Foreign language in elementary schools (FLES) is a good idea that needs more definition, Palo Alto's Board of Education told district representatives Tuesday night.
Board members asked representatives of the FLES committee, who presented plans for an implementation study to be completed in spring, for a concrete statement of the hypothetical program's goals and scope.
"What does proficiency mean?" board member Mandy Lowell asked.
"Would students in later grades be able to take art or PE in a second language?" board member Barb Mitchell asked.
The FLES committee should clearly define its aims and present them to the board in November -- a month earlier than previously announced -- Superintendent Kevin Skelly suggested. The board and FLES Committee representatives (Associate Superintendent Marilyn Cook and Director of Elementary Education Becki Cohn-Vargas) agreed.
The board passed a resolution to look at implementing languages in elementary schools district-wide last January. The plan presented by Cook Tuesday suggested possible members of the FLES Committee -- including parents, whom Cook said she will recruit starting this week -- and outlined the committee's research plan.
The study will be finished by next spring, in time to include it in discussions about a new strategic plan for the district, Cook said.
The planned implementation study brought before the board for guidance and will proceed with board input.
Community members speaking at the meeting seconded the board's call for clearly defined goals.
"There's a tremendous gap between language exposure and proficiency," said Wynn Hausser, one of six candidates for a school board seat in November's election. He encouraged the committee to consider middle-ground goals, such as preparing students to learn a language more quickly in high school.
Duveneck parent Catherine Crystal Foster echoed his concern, saying that community members have varying hopes for such a program.
"Some students only want to be better prepared for high-school language classes," while some want to learn multiple languages, she said.
"We need to have clearly articulated goals to avoid dividing a community that has different expectations," she said.
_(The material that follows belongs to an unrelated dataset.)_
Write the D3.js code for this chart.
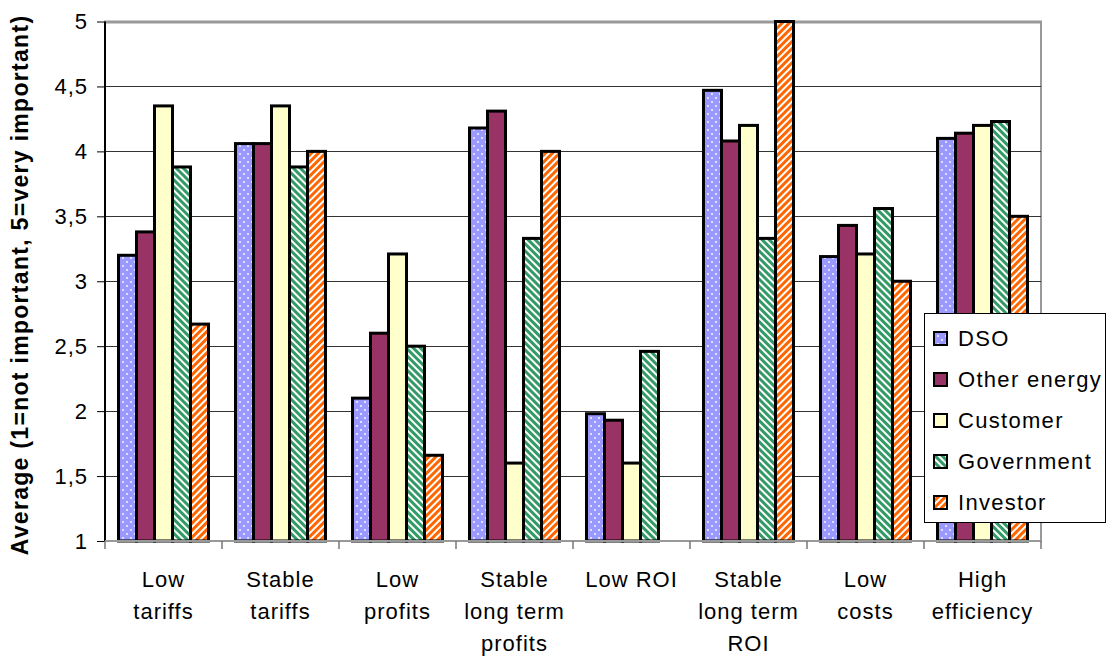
<!DOCTYPE html>
<html><head><meta charset="utf-8">
<script src="https://cdn.jsdelivr.net/npm/d3@7"></script>
<style>body{margin:0;background:#fff;} svg{display:block;} text{font-family:"Liberation Sans",Arial,sans-serif;fill:#000;}</style>
</head><body>
<svg id="c" width="1106" height="656"></svg>
<script>
const categories = [["Low","tariffs"],["Stable","tariffs"],["Low","profits"],["Stable","long term","profits"],["Low ROI"],["Stable","long term","ROI"],["Low","costs"],["High","efficiency"]];
const seriesNames = ["DSO","Other energy","Customer","Government","Investor"];
const dso        = [3.20, 4.06, 2.10, 4.18, 1.98, 4.47, 3.19, 4.10];
const otherEnergy= [3.38, 4.06, 2.60, 4.31, 1.93, 4.08, 3.43, 4.14];
const customer   = [4.35, 4.35, 3.21, 1.60, 1.60, 4.20, 3.21, 4.20];
const government = [3.88, 3.88, 2.50, 3.33, 2.46, 3.33, 3.56, 4.23];
const investor   = [2.67, 4.00, 1.66, 4.00, null, 5.00, 3.00, 3.50];
const yTicks = [1,1.5,2,2.5,3,3.5,4,4.5,5];
const seriesValues = [dso, otherEnergy, customer, government, investor];

const svg = d3.select("#c");
const L=105, R=1041, T=21.5, B=541;
const catIdx = d3.range(categories.length);
const x0 = d3.scaleBand().domain(catIdx).range([L,R]).paddingInner(0).paddingOuter(0);
const x1 = d3.scaleBand().domain(d3.range(seriesNames.length)).range([0,x0.bandwidth()]).paddingInner(0).paddingOuter(0.75);
const y = d3.scaleLinear().domain([1,5]).range([B,T]);

// patterns
const defs = svg.append("defs");
const pd = defs.append("pattern").attr("id","p0").attr("width",8).attr("height",8).attr("patternUnits","userSpaceOnUse");
pd.append("rect").attr("width",8).attr("height",8).attr("fill","#9999FF");
pd.append("circle").attr("cx",2).attr("cy",2).attr("r",0.9).attr("fill","#fff");
pd.append("circle").attr("cx",6).attr("cy",6).attr("r",0.9).attr("fill","#fff");
function stripe(id, color, angle){
  const p = defs.append("pattern").attr("id",id).attr("width",5).attr("height",5).attr("patternUnits","userSpaceOnUse").attr("patternTransform",`rotate(${angle})`);
  p.append("rect").attr("width",5).attr("height",5).attr("fill","#fff");
  p.append("rect").attr("width",3).attr("height",5).attr("fill",color);
}
stripe("p3","#339966",-45);
stripe("p4","#FF6600",45);
const fills = ["url(#p0)","#993366","#FFFFCC","url(#p3)","url(#p4)"];

// plot border (gray)
svg.append("rect").attr("x",L).attr("y",T).attr("width",R-L).attr("height",B-T).attr("fill","none").attr("stroke","#999").attr("stroke-width",2);
// gridlines
svg.append("g").selectAll("line").data(yTicks.filter(d=>d>1)).join("line")
  .attr("x1",L).attr("x2",R).attr("y1",d=>Math.round(y(d))+0.5).attr("y2",d=>Math.round(y(d))+0.5)
  .attr("stroke",(d)=> d===5 ? "#999" : "#333").attr("stroke-width",d=>d===5?2:1);

// bars
const gs = svg.append("g").selectAll("g").data(catIdx).join("g").attr("transform",i=>`translate(${x0(i)},0)`);
gs.selectAll("rect").data(i=>seriesValues.map((s,k)=>({k,v:s[i]})).filter(d=>d.v!=null)).join("rect")
  .attr("x",d=>x1(d.k)).attr("width",x1.bandwidth())
  .attr("y",d=>y(d.v)).attr("height",d=>B-y(d.v))
  .attr("fill",d=>fills[d.k]).attr("stroke","#000").attr("stroke-width",3);

// y axis
const ya = svg.append("g").attr("transform",`translate(${L},0)`)
  .call(d3.axisLeft(y).tickValues(yTicks).tickSize(8).tickPadding(9).tickFormat(d=>String(d).replace(".",",")));
ya.select(".domain").attr("stroke","#000").attr("stroke-width",2).attr("d",`M0,${T}V${B}`);
ya.selectAll(".tick line").attr("stroke","#000");
ya.selectAll(".tick text").attr("font-size",22).attr("letter-spacing","1px").attr("font-family","Liberation Sans, Arial, sans-serif");

// x axis
const xa = svg.append("g").attr("transform",`translate(0,${B})`);
xa.append("line").attr("x1",L).attr("x2",R).attr("y1",0).attr("y2",0).attr("stroke","#999").attr("stroke-width",2);
xa.selectAll(".tk").data(d3.range(categories.length+1)).join("line")
  .attr("x1",i=>i<categories.length?x0(i):R).attr("x2",i=>i<categories.length?x0(i):R)
  .attr("y1",0).attr("y2",8).attr("stroke","#777").attr("stroke-width",1.5);
const xl = xa.selectAll(".lbl").data(catIdx).join("text")
  .attr("text-anchor","middle").attr("font-size",22).attr("letter-spacing","1px")
  .attr("transform",i=>`translate(${x0(i)+x0.bandwidth()/2},0)`);
xl.selectAll("tspan").data(i=>categories[i]).join("tspan")
  .attr("x",0).attr("y",(d,j)=>46+j*32).text(d=>d);

// y title
svg.append("text").attr("transform","translate(28,285) rotate(-90)")
  .attr("text-anchor","middle").attr("font-size",23).attr("font-weight","bold").attr("letter-spacing","1.3px")
  .text("Average (1=not important, 5=very important)");

// legend
const lg = svg.append("g").attr("transform","translate(924,313)");
lg.append("rect").attr("x",0.5).attr("y",0.5).attr("width",181).attr("height",209).attr("fill","#fff").attr("stroke","#000").attr("stroke-width",1);
const li = lg.selectAll(".li").data(seriesNames).join("g").attr("transform",(d,i)=>`translate(0,${25+i*41})`);
li.append("rect").attr("x",10).attr("y",-6).attr("width",13).attr("height",13).attr("fill",(d,i)=>fills[i]).attr("stroke","#000").attr("stroke-width",2);
li.append("text").attr("x",34).attr("y",8).attr("font-size",22).attr("letter-spacing","1.3px").text(d=>d);
</script>
</body></html>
The board and community were also uncertain whether a new language program would be required of all students. The FLES study proposal suggested using the existing district policy as a guideline.
But the current policy is confusing -- while there is no foreign language requirement for graduation, many colleges require applicants to have completed a minimum number of semesters.
Both Skelly and board member Gail Price said the policy was outdated and not a good guideline.
In addition, because the current policy treats language as an elective, the board needs to decide whether FLES will part of the required core curriculum, said Melissa Baten Caswell, another school board candidate in the current election.
The program will be de facto exclusionary even if it is mandatory, said community member Betsy Allyn, former director of a school for children with learning disabilities.
"You will probably have 10 to 15 percent of children in this school district who can't participate because they are dyslexic or have language-acquisition problems," she said.
Lowell wanted to know if there would be exemptions for students who already speak a second language fluently.
After hearing board and community feedback, Skelly suggested that FLES representatives clarify the potential goals of a FLES program and report back to the board earlier than planned in November.
Meanwhile, the committee will begin work by selecting its members, including a handful of qualified parents.
Applications will be sent out this week and the selections will be made by Monday, Cook said.
Price asked how candidates would be judged.
"I know we have parents in this community who have double or triple Ph.D.s in world-language instruction," she said.
Skelly, who will be on the team selecting applicants, emphasized attitude over academic credentials.
"We're looking for folks that can be appropriate jurors … and are flexible in their thinking," he said.
Committee-member responsibilities will include semi-weekly meetings and several hours of reading in between, Cook predicted.
The committee will analyze several options for foreign language and present a spring recommendation that offers "the most bang for the buck," she said.
In other business, the board:
• Heard a report about enrollment numbers taken on the 11th day of school.
There are 11,172 students this year, up 235 from last year, a number that falls in the medium-growth projection range, Assistant Superintendent Scott Laurence said.
The average class size barely changed, from 19.9 last year to 19.8 this year.
Overflow figures for students show that 2.7 percent are attending schools outside their neighborhoods because of overcrowding.
• Discussed whether to accept a federal Foreign Language Assistance Program grant of about $198,000 to support the future Mandarin-immersion program and current high-school Mandarin instruction.
The funds would make Mandarin-immersion cost-neutral by covering start-up costs, which the district could match the grant with money already budgeted for high school Mandarin instruction.
The funds would also help improve technology within high-school Mandarin classrooms, Cook said.
The board will vote on whether or not to accept the grant at its next meeting Oct. 9.
• Heard a report about staffing that showed this year's teacher retention is at 95 percent, an increase from 68 percent in 2000.
• Unanimously approved the updated district budget for the year.